The end of the winter had brought a sharp cold in this month of march. The northern wind had brought a severe frost that had frozen over a pond nearby. The judge ordered that the saints be stripped of clothing and put out on the ice of the pond. In order to tempt them to renounce their faith, a warm bath was prepared at a small distance from the pond. To any company to go (...).


The martyrs on hearing their sentence, went joyfully to the place, and discarded their own clothes themselves. They encouraged one another in the same manner as usual, among the soldiers and military expeditions. They also made this their joint prayer: "Lord we are forty who are engaged in this combat. Grant that we may be forty crowns, and that not one be wanting from the sacred number."
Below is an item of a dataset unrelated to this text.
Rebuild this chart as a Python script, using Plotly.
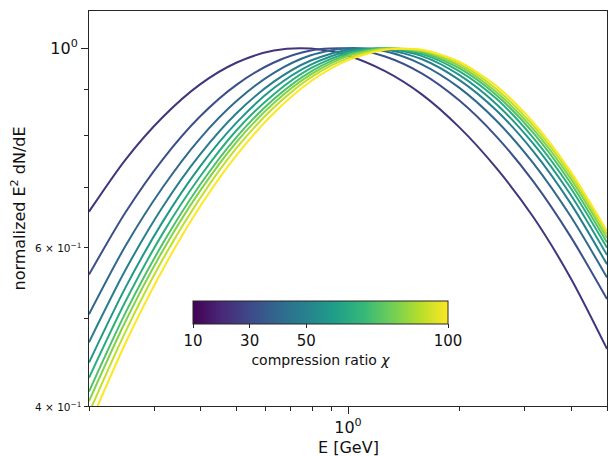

The guards standing at the warm bath pleaded with the martyrs to relent into utter sacrifice. After some time, one of the soldiers lost courage, and run from the pond discreetly for the warm bath. But as the Devil usually deceived his adorers, the apostate no sooner entered the warm water, that he died.

One of the guards of the bath looked out at the thirty-nine remaining soldiers in the pond. He saw forty crowns descending from the Heavens upon their heads.

Filled with courage and the Holy Spirit, he quickly threw out his clothes, proclaimed himself a Christian, and run out to join the thirty-nine, completing their number of forty.


Lest any of you think that this is an account of fiction, the words of this story came to us from three holy fathers who lived at this time.

St. Ephraim the Syrian was but a teenager of fourteen years, when these men were murdered.

St. Basil the Great preached the sermons  many years later, to people who had known these men, saying, "Let your petitions be with the Martyrs, let boys imitate those of their own age. Let fathers pray to be fathers of such children".

St. Gregory of Nyssa preached two homilies on these men, and buried his parents next to the remains of these martyrs.


Today, I ask you the question that is already on your mind: On the face of temptation, would you choose the pleasures of the flesh, or stand on that frozen lake for your soul? Kingdom awaits your answer!